Alright, my first blog post in a long time! Now that I have had a full year of Professoring under my belt, I am finally starting to feel like I’m settling into the role and have some spare time and energy for pursuits like blogging.

As my research lab is getting off the ground, I am coming to realize that there is a lot about plants that I “know” at more of an intuitive level than a practical one. How should I share what I know about plants with my students in an efficient and effective way? For now, my plan is to do these little “brain dumps” as an exercise in trying to organize and order my thoughts on various subjects–by seeing all the pieces lying somewhere, maybe I can start to see how I can best share them with others. Hopefully, this will be a benefit for you as well!

Today’s subject: “What does it mean to be a “successful” plant?”

Ok–this question is precisely answerable in evolutionary terms: A successful plant is one that is fit. A successful plant species is one that has many fit individuals. But measuring fitness is a challenge in practice. Plus, this is a rather unsatisfying answer in the sense that it essentially just says a successful plant is one that survives and reproduces well. While useful, it begs the question: “Well, yes, but how do successful plants do that??”

On this front, there are some long-standing models that might be useful to think about. While these models feel distinct on the surface, they overlap a surprising amount with one another, such that I would consider them to all be more or less valid ways of looking at essentially the same thing. The lesson they all share is this: “There is no such thing as a perfect plant, but there are such things as perfect plants.” In other words, there are multiple, equally valid ways to be successful as a plant (all else being equal), and they are divergent such that no one plant could successfully nail them all.

To start, let’s review some life history theory (my favorite!) Life history theory suggests that basically every organism on Earth has to do a mix of 4 things to be successful:

  1. Grow (so one can acquire resources)
  2. Defend (so one can keep the resources acquired)
  3. Reproduce (so one can persist long-term as a species)
  4. Store (so one can endure hard times)

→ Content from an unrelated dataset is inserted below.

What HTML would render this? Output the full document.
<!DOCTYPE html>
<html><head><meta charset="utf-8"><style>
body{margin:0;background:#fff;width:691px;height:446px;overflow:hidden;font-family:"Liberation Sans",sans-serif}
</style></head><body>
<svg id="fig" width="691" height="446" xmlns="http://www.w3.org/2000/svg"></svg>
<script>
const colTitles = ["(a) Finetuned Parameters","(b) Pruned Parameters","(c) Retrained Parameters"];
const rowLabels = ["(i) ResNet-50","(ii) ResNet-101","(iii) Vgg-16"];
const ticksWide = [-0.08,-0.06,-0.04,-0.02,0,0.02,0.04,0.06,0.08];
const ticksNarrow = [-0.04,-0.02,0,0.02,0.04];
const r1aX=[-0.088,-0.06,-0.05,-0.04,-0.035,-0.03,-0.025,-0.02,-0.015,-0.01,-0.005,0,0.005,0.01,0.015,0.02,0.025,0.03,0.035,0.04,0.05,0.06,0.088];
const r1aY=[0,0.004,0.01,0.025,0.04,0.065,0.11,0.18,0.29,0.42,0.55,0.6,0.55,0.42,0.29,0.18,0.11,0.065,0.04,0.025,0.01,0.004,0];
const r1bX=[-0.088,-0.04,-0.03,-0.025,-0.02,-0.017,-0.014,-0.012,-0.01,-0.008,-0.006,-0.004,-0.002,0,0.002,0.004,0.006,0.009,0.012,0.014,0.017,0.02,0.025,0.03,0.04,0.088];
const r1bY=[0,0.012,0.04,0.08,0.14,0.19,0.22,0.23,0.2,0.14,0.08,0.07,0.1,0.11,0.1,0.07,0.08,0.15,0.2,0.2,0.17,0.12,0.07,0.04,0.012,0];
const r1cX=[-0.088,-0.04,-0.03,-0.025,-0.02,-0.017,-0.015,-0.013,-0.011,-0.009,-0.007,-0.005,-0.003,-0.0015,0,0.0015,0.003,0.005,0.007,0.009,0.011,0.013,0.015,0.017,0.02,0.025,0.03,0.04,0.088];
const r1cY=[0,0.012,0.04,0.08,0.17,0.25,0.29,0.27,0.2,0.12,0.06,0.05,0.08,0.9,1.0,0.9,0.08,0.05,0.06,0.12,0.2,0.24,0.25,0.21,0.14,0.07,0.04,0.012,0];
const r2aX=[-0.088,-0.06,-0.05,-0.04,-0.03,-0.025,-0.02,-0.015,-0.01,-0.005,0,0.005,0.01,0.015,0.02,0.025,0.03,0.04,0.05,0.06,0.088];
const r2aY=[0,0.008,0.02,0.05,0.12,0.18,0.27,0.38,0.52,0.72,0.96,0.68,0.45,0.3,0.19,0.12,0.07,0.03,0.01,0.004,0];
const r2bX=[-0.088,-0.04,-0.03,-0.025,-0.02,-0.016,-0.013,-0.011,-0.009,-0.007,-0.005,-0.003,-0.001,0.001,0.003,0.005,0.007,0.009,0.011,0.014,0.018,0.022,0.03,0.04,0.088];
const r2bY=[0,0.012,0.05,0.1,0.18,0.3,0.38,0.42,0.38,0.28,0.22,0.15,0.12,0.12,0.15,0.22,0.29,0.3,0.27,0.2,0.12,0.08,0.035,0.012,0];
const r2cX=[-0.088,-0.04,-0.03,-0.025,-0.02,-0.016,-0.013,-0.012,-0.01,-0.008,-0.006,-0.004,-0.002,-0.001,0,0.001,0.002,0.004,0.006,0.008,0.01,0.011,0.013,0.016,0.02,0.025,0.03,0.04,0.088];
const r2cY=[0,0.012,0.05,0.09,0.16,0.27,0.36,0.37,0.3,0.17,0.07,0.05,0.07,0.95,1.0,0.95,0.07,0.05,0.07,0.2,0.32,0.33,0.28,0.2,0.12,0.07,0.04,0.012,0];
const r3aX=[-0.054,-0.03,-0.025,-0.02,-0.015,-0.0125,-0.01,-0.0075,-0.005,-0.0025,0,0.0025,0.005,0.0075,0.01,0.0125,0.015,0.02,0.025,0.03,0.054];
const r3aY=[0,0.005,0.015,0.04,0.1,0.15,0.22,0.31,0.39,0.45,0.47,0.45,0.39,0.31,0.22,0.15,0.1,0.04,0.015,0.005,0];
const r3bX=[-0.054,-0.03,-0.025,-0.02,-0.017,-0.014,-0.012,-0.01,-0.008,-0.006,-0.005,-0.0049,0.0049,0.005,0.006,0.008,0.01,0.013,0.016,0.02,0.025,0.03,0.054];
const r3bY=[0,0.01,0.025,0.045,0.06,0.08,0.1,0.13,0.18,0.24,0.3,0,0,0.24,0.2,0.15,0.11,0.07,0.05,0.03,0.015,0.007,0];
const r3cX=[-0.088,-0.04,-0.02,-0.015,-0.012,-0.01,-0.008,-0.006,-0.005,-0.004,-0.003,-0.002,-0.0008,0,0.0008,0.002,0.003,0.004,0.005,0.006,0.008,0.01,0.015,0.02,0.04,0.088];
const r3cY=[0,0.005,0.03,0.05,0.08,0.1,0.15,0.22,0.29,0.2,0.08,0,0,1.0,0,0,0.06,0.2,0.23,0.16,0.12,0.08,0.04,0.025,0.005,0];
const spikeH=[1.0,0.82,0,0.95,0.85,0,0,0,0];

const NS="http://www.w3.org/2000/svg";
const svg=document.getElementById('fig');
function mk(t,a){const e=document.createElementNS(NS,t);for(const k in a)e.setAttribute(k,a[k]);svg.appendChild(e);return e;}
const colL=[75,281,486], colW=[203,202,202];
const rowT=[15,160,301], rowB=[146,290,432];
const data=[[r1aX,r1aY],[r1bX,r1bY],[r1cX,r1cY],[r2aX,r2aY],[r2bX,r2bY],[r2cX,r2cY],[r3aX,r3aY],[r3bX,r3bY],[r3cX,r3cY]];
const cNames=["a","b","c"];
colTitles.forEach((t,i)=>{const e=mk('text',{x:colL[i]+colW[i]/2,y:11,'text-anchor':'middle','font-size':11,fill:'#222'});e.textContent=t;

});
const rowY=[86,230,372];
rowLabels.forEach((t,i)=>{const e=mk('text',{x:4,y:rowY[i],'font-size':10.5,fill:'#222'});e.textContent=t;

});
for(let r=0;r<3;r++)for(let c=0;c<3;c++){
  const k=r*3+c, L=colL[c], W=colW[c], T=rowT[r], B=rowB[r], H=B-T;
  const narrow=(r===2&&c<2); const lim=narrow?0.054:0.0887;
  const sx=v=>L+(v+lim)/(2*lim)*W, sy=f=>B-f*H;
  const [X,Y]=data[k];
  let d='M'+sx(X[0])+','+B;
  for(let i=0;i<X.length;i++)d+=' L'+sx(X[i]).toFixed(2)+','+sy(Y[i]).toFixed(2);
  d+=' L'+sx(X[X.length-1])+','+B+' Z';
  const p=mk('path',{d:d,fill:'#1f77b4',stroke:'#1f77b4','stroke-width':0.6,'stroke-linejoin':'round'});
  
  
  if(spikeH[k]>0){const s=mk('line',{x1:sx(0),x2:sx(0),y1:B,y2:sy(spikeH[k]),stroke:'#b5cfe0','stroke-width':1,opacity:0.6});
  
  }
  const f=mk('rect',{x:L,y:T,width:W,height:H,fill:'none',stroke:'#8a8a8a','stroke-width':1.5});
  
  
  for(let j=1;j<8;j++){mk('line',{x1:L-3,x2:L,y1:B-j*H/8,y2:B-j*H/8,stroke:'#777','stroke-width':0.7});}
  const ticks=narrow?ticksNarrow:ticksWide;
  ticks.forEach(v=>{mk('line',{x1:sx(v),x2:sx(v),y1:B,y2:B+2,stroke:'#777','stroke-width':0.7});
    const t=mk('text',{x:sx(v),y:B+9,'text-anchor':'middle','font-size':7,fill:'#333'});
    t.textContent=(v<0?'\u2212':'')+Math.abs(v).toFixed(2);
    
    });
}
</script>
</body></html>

Of these, #s 1 and 3 are generally considered the least “optional.” If you acquire no resources or if you do not reproduce, you will have no fitness and you will not be successful on evolutionary terms. #4 is generally considered the most “optional.” If conditions are basically ideal or if your life is likely to be very short,  there may be no need for storage. However, only a small subset of organisms fall into either or both of these camps, so it is generally rare for an organism to be able to ignore the need for storage entirely. Theory goes on to state, more generally, that while all of these functions are necessary at some level, they are not all equally necessary and some can and should be prioritized over others, depending on the circumstances. More on that in a sec!

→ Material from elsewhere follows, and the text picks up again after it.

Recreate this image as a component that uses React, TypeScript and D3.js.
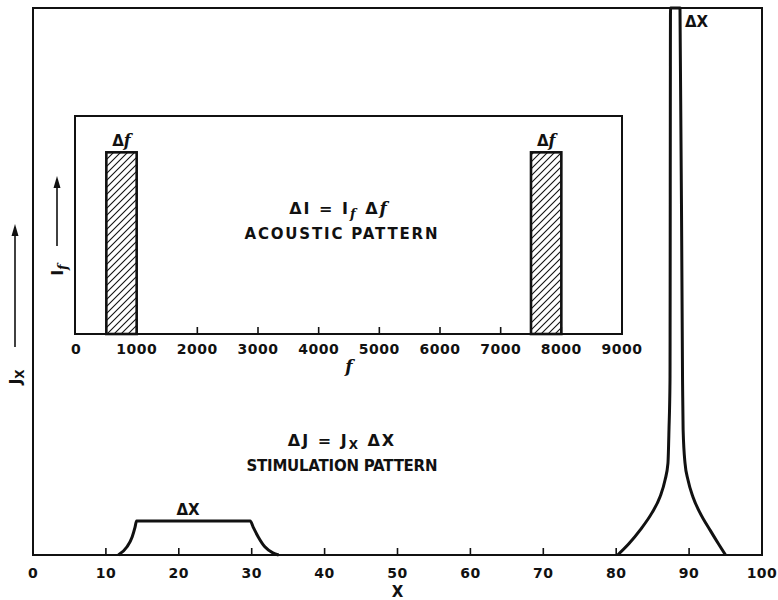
import React from 'react';
import * as d3 from 'd3';

// main axis: position x along the membrane
const xTicks = [0, 10, 20, 30, 40, 50, 60, 70, 80, 90, 100];
// inset axis: frequency f
const fTicks = [0, 1000, 2000, 3000, 4000, 5000, 6000, 7000, 8000, 9000];

// acoustic pattern, two narrow bands
const bandStart = [500, 7500];
const bandEnd = [1000, 8000];
const bandLevel = [1, 1];

// stimulation pattern, low-frequency region (broad) and high-frequency region (sharp)
const lowX = [11.7, 12.9, 13.6, 14.0, 14.2, 29.8, 30.2, 30.9, 31.8, 32.9, 33.7];
const lowJ = [0, 1.5, 3.3, 5.1, 6.2, 6.2, 5.1, 3.3, 1.5, 0.4, 0];
const highX = [80.2, 81.7, 83.3, 84.9, 86.0, 86.7, 87.1, 87.24, 87.38, 87.45, 88.75, 89.1, 89.18, 89.44, 89.85, 90.53, 91.5, 92.9, 94.0, 95.0];
const highJ = [0, 2.0, 4.6, 7.7, 10.6, 13.7, 16.8, 22.9, 32, 100, 100, 32, 22.9, 16.8, 13.7, 10.6, 7.7, 4.5, 2.1, 0];

const font = "'DejaVu Sans', sans-serif";
const ink = '#111';

const App = () => {
  const width = 778;
  const height = 600;

  const x = d3.scaleLinear().domain([0, 100]).range([33, 762]);
  const y = d3.scaleLinear().domain([0, 100]).range([555, 8]);

  const f = d3.scaleLinear().domain([0, 9000]).range([76, 622]);
  const lvl = d3.scaleLinear().domain([0, 1.2]).range([334, 116]);

  const line = d3.line<[number, number]>()
    .x(d => x(d[0]))
    .y(d => y(d[1]))
    .curve(d3.curveMonotoneX);

  const lowPts = lowX.map((v, i) => [v, lowJ[i]] as [number, number]);
  const highPts = highX.map((v, i) => [v, highJ[i]] as [number, number]);

  const sub = (t: string) => (
    <tspan fontSize={12} dy={3}>{t}</tspan>
  );
  const italF = (size: number, dy = 0) => (
    <tspan fontFamily="'DejaVu Serif', serif" fontStyle="italic" fontSize={size} dy={dy}>f</tspan>
  );

  return (
    <svg width={width} height={height} style={{ position: 'absolute', left: 0, top: 0 }}
      fontFamily={font} fontWeight="bold" fill={ink}>
      <defs>
        <pattern id="hatch" patternUnits="userSpaceOnUse" width={7} height={7}>
          <path d="M0,7 L7,0 M-2,2 L2,-2 M5,9 L9,5" stroke={ink} strokeWidth={1.1} />
        </pattern>
      </defs>
      <rect width={width} height={height} fill="#fff" />

      {/* main frame */}
      <rect x={x(0)} y={y(100)} width={x(100) - x(0)} height={y(0) - y(100)}
        fill="none" stroke={ink} strokeWidth={2} />

      {/* main ticks */}
      {xTicks.slice(1, -1).map(t => (
        <line key={t} x1={x(t)} x2={x(t)} y1={y(0)} y2={y(0) - 7} stroke={ink} strokeWidth={1.6} />
      ))}
      {xTicks.map(t => (
        <text key={t} x={x(t)} y={y(0) + 23} textAnchor="middle" fontSize={14} letterSpacing={0.5}>{t}</text>
      ))}
      <text x={x(50)} y={597} textAnchor="middle" fontSize={15}>X</text>

      {/* y label + arrow */}
      <line x1={15} x2={15} y1={347} y2={232} stroke={ink} strokeWidth={1.6} />
      <path d="M15,224 L11.5,236 L18.5,236 Z" fill={ink} />
      <text transform="translate(21,377) rotate(-90)" textAnchor="middle" fontSize={16}>
        J{sub('X')}
      </text>

      {/* stimulation curves */}
      <path d={line(lowPts) ?? ''} fill="none" stroke={ink} strokeWidth={3} strokeLinejoin="round" />
      <path d={line(highPts) ?? ''} fill="none" stroke={ink} strokeWidth={3} strokeLinejoin="round" />
      <text x={188} y={515} textAnchor="middle" fontSize={15}>ΔX</text>
      <text x={685} y={27} fontSize={15}>ΔX</text>

      <text x={342} y={446} textAnchor="middle" fontSize={16} letterSpacing={2}>
        ΔJ = J{sub('X')}<tspan dy={-3}> ΔX</tspan>
      </text>
      <text x={342} y={471} textAnchor="middle" fontSize={15} textLength={191} lengthAdjust="spacing">
        STIMULATION PATTERN
      </text>

      {/* inset */}
      <rect x={f(0) - 1} y={lvl(1.2)} width={f(9000) - f(0) + 1} height={lvl(0) - lvl(1.2)}
        fill="#fff" stroke={ink} strokeWidth={2} />
      {fTicks.slice(1).map(t => (
        <line key={t} x1={f(t)} x2={f(t)} y1={lvl(0)} y2={lvl(0) - 7} stroke={ink} strokeWidth={1.6} />
      ))}
      {bandStart.map((s, i) => (
        <rect key={s} x={f(s)} y={lvl(bandLevel[i])} width={f(bandEnd[i]) - f(s)}
          height={lvl(0) - lvl(bandLevel[i])} fill="url(#hatch)" stroke={ink} strokeWidth={2.6} />
      ))}
      {bandStart.map((s, i) => (
        <text key={s} x={(f(s) + f(bandEnd[i])) / 2} y={lvl(bandLevel[i]) - 6} textAnchor="middle" fontSize={15}>
          Δ{italF(16)}
        </text>
      ))}
      {fTicks.map(t => (
        <text key={t} x={f(t)} y={lvl(0) + 20} textAnchor="middle" fontSize={14} letterSpacing={0.5}>{t}</text>
      ))}
      <text x={f(4500)} y={372} textAnchor="middle" fontSize={16}>{italF(17)}</text>

      <line x1={57} x2={57} y1={246} y2={184} stroke={ink} strokeWidth={1.6} />
      <path d="M57,176 L53.5,188 L60.5,188 Z" fill={ink} />
      <text transform="translate(63,270) rotate(-90)" textAnchor="middle" fontSize={15}>
        I{italF(13, 4)}
      </text>

      <text x={339} y={214} textAnchor="middle" fontSize={16} letterSpacing={2}>
        ΔI = I{italF(13, 4)}<tspan dy={-4}> Δ</tspan>{italF(17)}
      </text>
      <text x={341} y={239} textAnchor="middle" fontSize={15} textLength={193} lengthAdjust="spacing">
        ACOUSTIC PATTERN
      </text>
    </svg>
  );
};

export default App;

It’s important to note that these functions have some clear relationships with one another and even some dependencies on one another. For example, one cannot do anything else if one has not grown and thereby acquired resources. Also, storing resources would be pointless without the ability to defend those stored resources at least some amount. It’s also important to note that these functions are largely (though not strictly entirely) in tension, meaning that resources spent towards one function often cannot then be spent on another. If I store a sugar molecule, that sugar molecule is not going into a leaf for use as energy. More generally, if I spend a lot of resources growing taller, I probably have less left over to then immediately spend on reproduction.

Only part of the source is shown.